The SEC alleged that the former investment advisor and broker-dealer registered representative operated the fraudulent investment offering from 2011 until 2022, raising funds from over 50 investors.

During this time, the late advisor promised investors that they would earn 5% to 10% annually by investing in Crew Capital, which he told them was a safe fund related to S&P 500 performance, the SEC contended in the October 2022 lawsuit.

Instead, he misappropriated investor funds to make Ponzi-like payments to other clients and pay for his and his family’s personal expenses, the commission alleged.

He used some of the money for fictitious earnings to certain investors in Ponzi-like fashion, "and used the bulk of the money for personal expenses, including the living expenses of his family and his mistresses, and luxuries such as private airplanes." Plus, he diverted investor funds from Crew Capital to other businesses he owned.

The complaint, filed in U.S. District Court in Utah, alleged Stephen Swensen used money invested in Crew Capital as if it were his personal account, paying for his family's living expenses and lifestyle, buying and maintaining several airplanes, purchasing homes and vehicles, and funding living expenses for at least two mistresses.

Stephen Swensen died on June 6, 2022, at age 50, according to his obituary.

His SEC record indicates that he was dismissed this day from Wealth Navigation Advisors, where'd he'd been affiliated for less than two months, for failure to disclose outside business activity.
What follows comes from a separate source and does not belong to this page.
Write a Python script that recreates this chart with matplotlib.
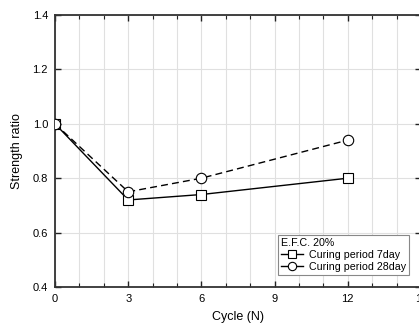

He worked as an investment advisor from early 2017 until he died and was registered with three firms over this five-year period.

A news outlet, KSL.com, reported that Stephen Swensen died by suicide.

According to FINRA BrokerCheck, the late advisor spent 19 years at eight firms as a registered rep (1997-2018), including several years at Robert W. Baird, Summit Brokerage Services and Commonwealth Financial Network.